When you think about having a diverse portfolio, you think about diverse asset classes (such as a mixture of stocks and bonds). Alternatively, if you are just concerned with stocks, you might think diversity is a mixture of companies in different industries. I say there is another way to think about diversity, and that is the diversity of holdings among companies that are cash-flow-positive and cash-flow-negative.
In my previous blog that I posted on February 12, I said one way to analyze companies is to look at their cash flow and determine whether they generate and throw off cash flow from their operations, or if they require additional cash flow in order to continue to operate and to achieve their goals. You should look at your stock portfolio in the same way. At an even higher level, you should look at your overall portfolio in the same way.
Let’s first take an entire portfolio that is a mixture of stocks and bonds. The bonds are current cash flow to you, although the amount of cash flow may not be that great because interest rates are currently low, albeit rising. Stocks may be cash flow positive or negative, depending on where they are in their development cycle. If you have a larger percentage of your assets in bonds, should you balance that out by having a larger percentage of your stock portfolio invested in high-tech, high-beta companies that are early in their cycle and will require additional cash to be successful? That is certainly a viable asset mix strategy. Or should you avoid the risk of cash-flow-negative stocks altogether? It depends on your goals, wants and needs with respect to returns and your own cash flow. Your age of course plays a role. The older you are, the less time you have for a young company to come to fruition. You might not be around any more when it does.

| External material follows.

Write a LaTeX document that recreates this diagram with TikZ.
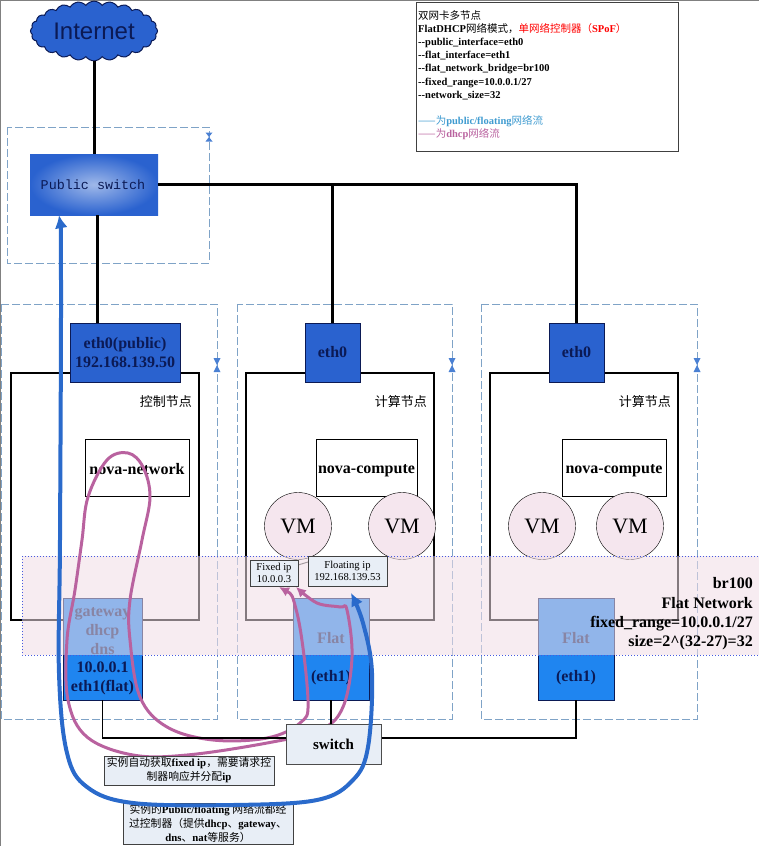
\documentclass[tikz,border=0pt]{standalone}
\usepackage{fontspec}
\setmainfont{Liberation Serif}
\setsansfont{Liberation Sans}
\setmonofont{Liberation Mono}
\newfontfamily\cjk{Noto Sans CJK SC}
\usetikzlibrary{positioning, arrows.meta, shapes.symbols}
\definecolor{netblue}{HTML}{2A62CF}
\definecolor{portblue}{HTML}{1F85F0}
\definecolor{inkblue}{HTML}{0B1A55}
\definecolor{framedash}{HTML}{7FA3C7}
\definecolor{palebox}{HTML}{E8EEF6}
\definecolor{vmpink}{HTML}{F5E6EE}
\definecolor{bandpink}{HTML}{F0DDE6}
\definecolor{dhcppink}{HTML}{B9629F}
\definecolor{flowblue}{HTML}{2A6ACB}
\definecolor{legendblue}{HTML}{3F9BD0}
\newcommand{\zh}[1]{{\cjk\mdseries #1}}
\tikzset{
	uplink/.style={line width=3pt},
	lanlink/.style={line width=1.5pt},
	groupframe/.style={draw=framedash, line width=1pt, dash pattern=on 8pt off 3pt},
	nodeframe/.style={draw, line width=1.5pt, minimum height=247pt, minimum width=188pt, inner sep=0pt},
	ethbox/.style={draw=inkblue, fill=netblue, text=inkblue, minimum height=59pt, inner sep=0pt, align=center, font=\fontsize{16}{19}\selectfont\bfseries},
	flatbox/.style={draw=inkblue, fill=portblue, text=inkblue, minimum height=102pt, inner sep=0pt},
	flatlabel/.style={text=inkblue, align=center, font=\fontsize{16}{19}\selectfont\bfseries},
	servicebox/.style={draw, fill=white, minimum height=57pt, inner sep=0pt, text height=14.5pt, font=\fontsize{16}{19}\selectfont\bfseries},
	vmcircle/.style={circle, draw, fill=vmpink, minimum size=67pt, inner sep=0pt, font=\fontsize{22}{26}\selectfont},
	rolelabel/.style={anchor=east, inner sep=0pt, font=\fontsize{13}{15}\selectfont},
	notebox/.style={draw=black!75, line width=1pt, fill=palebox, inner sep=0pt, align=center, font=\fontsize{10.8}{14}\selectfont},
	pinkflow/.style={draw=dhcppink, line width=3pt, {Latex[length=10pt,width=10pt]}-{Latex[length=10pt,width=10pt]}},
	blueflow/.style={draw=flowblue, line width=4pt, {Latex[length=13pt,width=13pt]}-{Latex[length=13pt,width=13pt]}}
}
\begin{document}
\begin{tikzpicture}[x=1pt, y=-1pt]
	\useasboundingbox (0,0) rectangle (759,846);
	\draw[black!50, line width=1pt] (0,0) rectangle (759,846);

	% dashed groups
	\draw[groupframe] (7,127) rectangle (209,263);
	\draw[groupframe] (1,304) rectangle (217,719);
	\draw[groupframe] (237,304) rectangle (452,719);
	\draw[groupframe] (481,304) rectangle (697,719);
	\foreach \x/\y/\s in {209/137/4.5, 217/365/7, 452/365/7, 697/365/7} {
		\fill[flowblue!85] (\x-3.5,\y-\s) -- (\x+3.5,\y-\s) -- (\x,\y) -- cycle;
		\fill[flowblue!85] (\x-3.5,\y+\s) -- (\x+3.5,\y+\s) -- (\x,\y) -- cycle;
	}

	% top of the network
	\node[cloud, cloud puffs=24, cloud puff arc=110, aspect=2.2, draw=inkblue, fill=netblue, line width=1pt, minimum width=127pt, minimum height=57pt, inner sep=0pt, text=inkblue, font=\sffamily\fontsize{24}{28}\selectfont] (internet) at (94,31) {Internet};
	\node[inner color=netblue!45, outer color=netblue, minimum width=128pt, minimum height=61pt, inner sep=0pt, text=inkblue, font=\ttfamily\fontsize{13.4}{16}\selectfont] (pubswitch) at (94,184.5) {\hspace{-2pt}Public switch};

	% node boxes
	\node[nodeframe] (ctlbox) at (105,496.5) {};
	\node[nodeframe] (midbox) at (340,496.5) {};
	\node[nodeframe] (rightbox) at (584,496.5) {};
	\node[rolelabel] (ctlrole) at (192,402) {\zh{控制节点}};
	\node[rolelabel] (midrole) at (427,402) {\zh{计算节点}};
	\node[rolelabel] (rightrole) at (671,402) {\zh{计算节点}};

	\node[ethbox, minimum width=110pt] (ethpublic) at (125,352.5) {eth0(public)\\192.168.139.50};
	\node[ethbox, minimum width=55pt] (ethmid) at (332.5,352.5) {eth0};
	\node[ethbox, minimum width=55pt] (ethright) at (576.5,352.5) {eth0};

	\node[servicebox, minimum width=104pt] (novanet) at (137,467.5) {nova-network};
	\node[servicebox, minimum width=101pt] (novamid) at (366.5,467.5) {nova-compute};
	\node[servicebox, minimum width=104pt] (novaright) at (614,467.5) {nova-compute};

	\node[vmcircle] (vma) at (298,526) {VM};
	\node[vmcircle] (vmb) at (402,526) {VM};
	\node[vmcircle] (vmc) at (542,526) {VM};
	\node[vmcircle] (vmd) at (630,526) {VM};

	% flat ports, the band lies over their upper part
	\node[flatbox, minimum width=79pt] (flatctl) at (102.5,649) {};
	\node[flatbox, minimum width=76pt] (flatmid) at (331,649) {};
	\node[flatbox, minimum width=76pt] (flatright) at (576,649) {};
	\node[flatlabel] (gwlabel) at (102.5,631) {gateway\\dhcp\\dns};
	\node[flatlabel] (ctlport) at (102.5,678) {10.0.0.1\\eth1(flat)};
	\node[flatlabel] (midflat) at (331,638) {Flat};
	\node[flatlabel] (midport) at (331,678) {(eth1)};
	\node[flatlabel] (rightflat) at (576,638) {Flat};
	\node[flatlabel] (rightport) at (576,678) {(eth1)};

	\draw[black!70, line width=1pt] (298,565) -- (308,562);
	\fill[bandpink, opacity=.55] (22,556) rectangle (759,655);
	\draw[blue!45!framedash, line width=1pt, dotted] (22,556) rectangle (759,655);
	\node[anchor=east, align=right, inner sep=0pt, font=\fontsize{16}{19.3}\selectfont\bfseries] (bandlabel) at (753,614) {br100\\Flat Network\\fixed\_range=10.0.0.1/27\\size=2\textasciicircum(32-27)=32};

	% links
	\draw[uplink] (internet.south) -- (pubswitch.north);
	\draw[uplink] ([xshift=3pt]pubswitch.south) -- ([xshift=-28pt]ethpublic.north);
	\draw[uplink] (pubswitch.east) -- (pubswitch.east -| ethright.north) -- (ethright.north);
	\draw[uplink] (pubswitch.east -| ethmid.north) -- (ethmid.north);

	% dhcp flow runs behind the switch
	\coordinate (pinkfixed) at (279,587);
	\coordinate (pinkfloat) at (296,587);
	\draw[pinkflow] plot[smooth, tension=.6] coordinates {(pinkfixed) (297,613) (308,700) (300,723) (267,738) (213,740) (167,727) (140,697) (130,640) (130,600) (142,540) (150,497) (143,467) (128,453) (107,460) (88,497) (82,540) (75,590) (67,640) (68,700) (87,737) (133,755) (187,755) (267,743) (320,730) (343,707) (352,657) (347,610) (340,607) (317,603) (pinkfloat)};

	\node[draw=black!70, line width=1pt, fill=palebox, minimum width=95pt, minimum height=40pt, inner sep=0pt, font=\fontsize{15}{19}\selectfont\bfseries] (lanswitch) at (333.5,744) {switch};
	\draw[lanlink] (flatctl.south) |- ([yshift=6pt]lanswitch.west);
	\draw[lanlink] (flatmid.south) -- (flatmid.south |- lanswitch.north);
	\draw[lanlink] ([yshift=6pt]lanswitch.east) -| (flatright.south);

	\node[notebox, minimum width=48pt, minimum height=26pt, font=\fontsize{10.6}{12.5}\selectfont] (fixedip) at (274,573) {Fixed ip\\10.0.0.3};
	\node[notebox, minimum width=79pt, minimum height=30pt, font=\fontsize{10.6}{12.5}\selectfont] (floatip) at (347.5,571) {Floating ip\\192.168.139.53};
	\node[notebox, minimum width=170pt, minimum height=29pt] (fixednote) at (189,770.5) {\zh{实例自动获取}\textbf{fixed ip}\zh{，需要请求控}\\\zh{制器响应并分配}\textbf{ip}};
	\node[notebox, minimum width=170pt, minimum height=41pt] (floatnote) at (208,823.5) {\zh{实例的}\textbf{Public/floating} \zh{网络流都经}\\\zh{过控制器（提供}\textbf{dhcp}\zh{、}\textbf{gateway}\zh{、}\\\textbf{dns}\zh{、}\textbf{nat}\zh{等服务）}};

	% public flow on top of everything
	\coordinate (bluefloat) at (351,593);
	\draw[blueflow] plot[smooth, tension=.6] coordinates {([xshift=-35pt]pubswitch.south) (61,280) (60,540) (59,673) (67,753) (87,787) (133,803) (233,805) (317,800) (353,780) (368,747) (372,673) (363,623) (bluefloat)};

	% legend
	\node[draw=black!75, line width=1pt, minimum width=262pt, minimum height=149pt, inner sep=0pt] (legendbox) at (547,76.5) {};
	\node[anchor=north west, inner sep=0pt, align=left, font=\fontsize{10.5}{13.2}\selectfont\bfseries] (legendtext) at (418,10) {\zh{双网卡多节点}\\FlatDHCP\zh{网络模式，}\textcolor{red}{\zh{单网络控制器（}SPoF\zh{）}}\\{-}{-}public\_interface=eth0\\{-}{-}flat\_interface=eth1\\{-}{-}flat\_network\_bridge=br100\\{-}{-}fixed\_range=10.0.0.1/27\\{-}{-}network\_size=32\\[13.2pt]\textcolor{legendblue}{\zh{——为}public/floating\zh{网络流}}\\\textcolor{dhcppink}{\zh{——为}dhcp\zh{网络流}}};
\end{tikzpicture}
\end{document}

Now, let’s take just a stock portfolio. If stocks are the entire universe of what you invest in, perhaps because you are young, have a job, and are willing to take a greater level of risk in your investing, then I would recommend that you make sure you have a good mixture of ownership of companies that are cash-flow-positive and cash-flow-negative. If you do so, you are diverse because the cash-flow-positive companies will probably provide support and downside protection for the companies earlier in their development cycle. If you are high-tech investor specialist, for example, for every new, innovative cloud-computing or cyber-security company that may have recently IPO’d, make sure you balance out by owning companies like Apple, Microsoft, and Intel that spin off buckets of cash flow. In the medical sector, for every biotech you own, make sure you also own a Merck, J&J, or Bristol-Myers, all of which generate cash flow and dividends. If you are excited about the upcoming IPO’s of Uber and Lyft, both of which are a long ways from being cash flow positive, go ahead and jump in, but don’t bet the farm.
You will be able to keep up with the indexes only if you own some companies that are high-risk and high-reward. Warren Buffet can make money owning only cash-flow-positive companies because he can buy the entire company and therefore control its cash flow. You cannot. You need to give yourself a shot at some upside by making sure you own companies that have more upside than companies that are already established.
Looking at differing cash flow models as a way to diversify your portfolio is not necessarily a substitute for traditional models of diversity, such as having a mixture of stocks and bonds. However, it is another layer and another way to think about how you structure your portfolio, either among the general mixture of asset classes or among stocks specifically.